Standardized tests alone are not an authentic assessment of learning.  Suppose you are heading to your doctor for your annual health assessment.  The month before you go you make certain lifestyle changes because you are overweight and your insurance company mandates a certain healthy weight to which you and your doctor are held accountable.  In order to hit the mark for your weight target you engage in unhealthy habits such as taking diet pills, or you engage in dangerous unhealthy behavior such as purging or other eating disorders.  As a result, on “test day” you have achieved the benchmark of health.  When in reality you are dangerously unhealthy, even more so than before you began to change your less harmful lifestyle.  But the problem herein is that your doctor is paid according to how many of his patients weighed in at the target weight.  The punishment for both doctor and patient is in the choosing of one narrow measurement by the insurance company that does not aid in the attainment of good health.  It is, in fact, detrimental to it.  So how is it beneficial to our students, schools, and teachers to prepare for a test that does not authentically evaluate learning or teacher performance?

All research supports the danger of this approach.  On standardized tests all test takers answer the same questions under same conditions usually in a multiple-choice format.  These tests reward quick answers to superficial questions.  They do not measure accurately critical or creative thinking.  It encourages outdated methods of instruction as well as a decline in learning and grade retention.  Are there better ways we can evaluate student achievement and ability?  Of course!  Through teacher observation, documentation of student work, and performance-based assessment all of which involve the direct evaluation of real learning, provide useful material to teachers, parents, and the public.  Why would you, our State lawmakers on education evaluate our children, schools, and teachers in this manner when it is proven that this “health assessment” of them does not work?

The harmful effects to education are compounded tenfold by making tests “high stakes” and is counterproductive to excellence in education.   The Educational Testing Service’s Policy Information Center has stated, “Value Added Measure results should not serve as the sole or principal basis for making consequential decisions about teachers.”  Standardized testing should not in any form or circumstance be used as a basis for teacher evaluation.  It is an unproven method of evaluation.  This method of teacher evaluation is harmful at all levels of education.  It harms school districts, it harms teachers, and most importantly it harms student learning.  An approach to education, such as this, forces teachers to “teach to the test” and alter their curriculum rather than develop critical thinking and deep conceptual understanding in the classroom.

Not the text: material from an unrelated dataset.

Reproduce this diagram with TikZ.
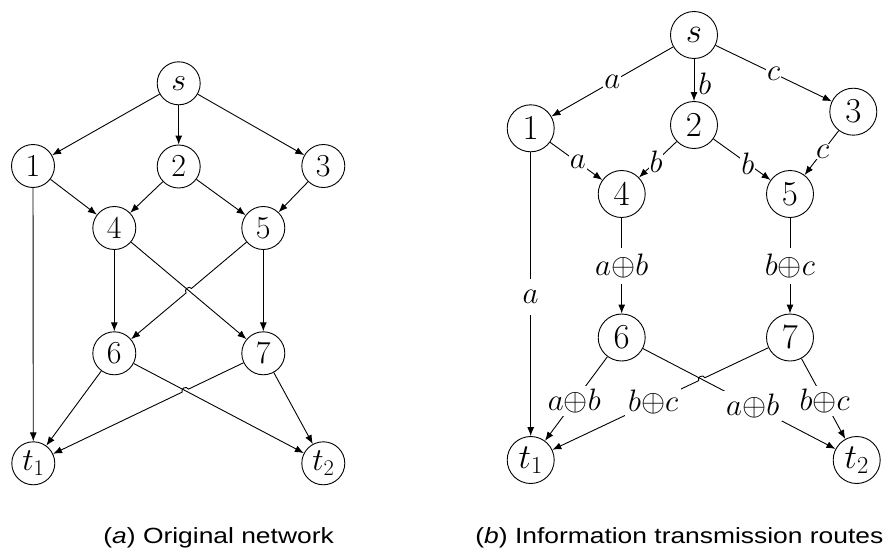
\RequirePackage{fix-cm}
\documentclass[tikz,border=0pt]{standalone}
\usepackage{graphicx}
\usepackage{fontspec}
\newfontfamily\capfont{Liberation Sans}
\usetikzlibrary{arrows.meta,calc}
\begin{document}
\begin{tikzpicture}[x=1pt,y=-1pt, line width=0.9pt,
  nd/.style={circle,draw,minimum size=43pt,inner sep=0pt,font=\fontsize{32}{38}\selectfont},
  ndr/.style={nd,minimum size=47pt,font=\fontsize{35}{40}\selectfont},
  arr/.style={-{Latex[length=9pt,width=7pt]}},
  hop/.style={bend right=90,looseness=1.5},
  lab/.style={fill=white,inner sep=1pt,font=\fontsize{31}{36}\selectfont},
  vlab/.style={lab,inner sep=6pt},
  alab/.style={lab,inner sep=11pt},
  blab/.style={lab,inner sep=3pt},
  captxt/.style={anchor=base west,inner sep=0pt,font=\capfont\fontsize{22}{26}\selectfont}]
\useasboundingbox (0,0) rectangle (889,554);

% ---------- (a) original network ----------
\node[nd] (s) at (178.7,83.3) {$s$};
\node[nd] (n1) at (33,166) {$1$};
\node[nd] (n2) at (178.7,166.5) {$2$};
\node[nd] (n3) at (323.3,166) {$3$};
\node[nd] (n4) at (114.3,228) {$4$};
\node[nd] (n5) at (263.3,228) {$5$};
\node[nd] (n6) at (114.3,353.3) {$6$};
\node[nd] (n7) at (263.3,353.3) {$7$};
\node[nd] (t1) at (33.3,463.3) {$t_1$};
\node[nd] (t2) at (323.3,463.3) {$t_2$};

\draw[arr] (s) -- (n1);
\draw[arr] (s) -- (n2);
\draw[arr] (s) -- (n3);
\draw[arr] (n1) -- (n4);
\draw[arr] (n2) -- (n4);
\draw[arr] (n2) -- (n5);
\draw[arr] (n3) -- (n5);
\draw[arr] (n4) -- (n6);
\draw[arr] (n5) -- (n7);
\draw[arr] (n4) -- (n7);
\coordinate (xa) at (intersection of n4--n7 and n5--n6);
\draw[arr] (n5) -- ($(xa)!3.5pt!(n5)$) to[hop] ($(xa)!3.5pt!(n6)$) -- (n6);
\draw[arr] (n1) -- (t1);
\draw[arr] (n6) -- (t1);
\draw[arr] (n6) -- (t2);
\coordinate (xb) at (intersection of n6--t2 and n7--t1);
\draw[arr] (n7) -- ($(xb)!3.5pt!(n7)$) to[hop] ($(xb)!3.5pt!(t1)$) -- (t1);
\draw[arr] (n7) -- (t2);

% ---------- (b) information transmission routes ----------
\node[ndr] (rs) at (694,35) {$s$};
\node[ndr] (r1) at (530.7,128.3) {$1$};
\node[ndr] (r2) at (694,125) {$2$};
\node[ndr] (r3) at (853.3,111.7) {$3$};
\node[ndr] (r4) at (621.7,194) {$4$};
\node[ndr] (r5) at (790,194) {$5$};
\node[ndr] (r6) at (621.7,337.5) {$6$};
\node[ndr] (r7) at (790,337.5) {$7$};
\node[ndr] (rt1) at (530.7,460) {$t_1$};
\node[ndr] (rt2) at (856.7,460) {$t_2$};

\draw[arr] (rs) -- node[lab,pos=0.5] {$a$} (r1);
\draw[arr] (rs) -- node[right,inner sep=4pt,font=\fontsize{31}{36}\selectfont,pos=0.58] {$b$} (r2);
\draw[arr] (rs) -- node[lab,pos=0.5] {$c$} (r3);
\draw[arr] (r1) -- node[lab,pos=0.53] {$a$} (r4);
\draw[arr] (r2) -- node[lab,pos=0.55] {$b$} (r4);
\draw[arr] (r2) -- node[lab,pos=0.6] {$b$} (r5);
\draw[arr] (r3) -- node[lab,pos=0.47] {$c$} (r5);
\draw[arr] (r4) -- node[vlab,pos=0.5] {$a{\oplus}b$} (r6);
\draw[arr] (r5) -- node[vlab,pos=0.5] {$b{\oplus}c$} (r7);
\draw[arr] (r1) -- node[alab,pos=0.51] {$a$} (rt1);
\draw[arr] (r6) -- node[blab,pos=0.53] {$a{\oplus}b$} (rt1);
\draw[arr] (r6) -- node[blab,pos=0.57] {$a{\oplus}b$} (rt2);
\coordinate (xc) at (intersection of r6--rt2 and r7--rt1);
\draw[arr] (r7) -- ($(xc)!3.5pt!(r7)$) to[hop] ($(xc)!3.5pt!(rt1)$) -- node[blab,pos=0.31] {$b{\oplus}c$} (rt1);
\draw[arr] (r7) -- node[blab,pos=0.53] {$b{\oplus}c$} (rt2);

% ---------- captions ----------
\node[captxt] (capa) at (103,543) {\scalebox{1.2}[1]{(\textit{a}) Original network}};
\node[captxt] (capb) at (475,543) {\scalebox{1.2}[1]{(\textit{b}) Information transmission routes}};
\end{tikzpicture}
\end{document}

There is no gain in long-term learning.

The adverse effects of dependence on standardized testing have been documented.  For example: the slow-down in math (especially in grade 4) was pronounced, the rate of gain slowed even more after 2007, in three of four grades/tests the scores for students with disabilities flattened or declined.  As a former Special Education Paraprofessional this is appalling.  You can see the proof here http://www.fairtest.org/independent-test-results-show-nclb-fails.  These few facts are only some of the negative results of standardized testing.

It’s mind-boggling how the State of Ohio has failed our students and schools.  As a member of this community, a citizen of the State of Ohio, and as a mother, I implore you, to find a solution to standardized testing that will better our students, teachers, and school districts.  I beseech you to grant our teachers a chance to make an impact on the long-term learning of our students without the constraint of unrealistic and ineffective standardized testing.

As said by my youngest daughter Rachel’s 6th grade math teacher, Scott Giomini, “In the relentless pursuit of education.”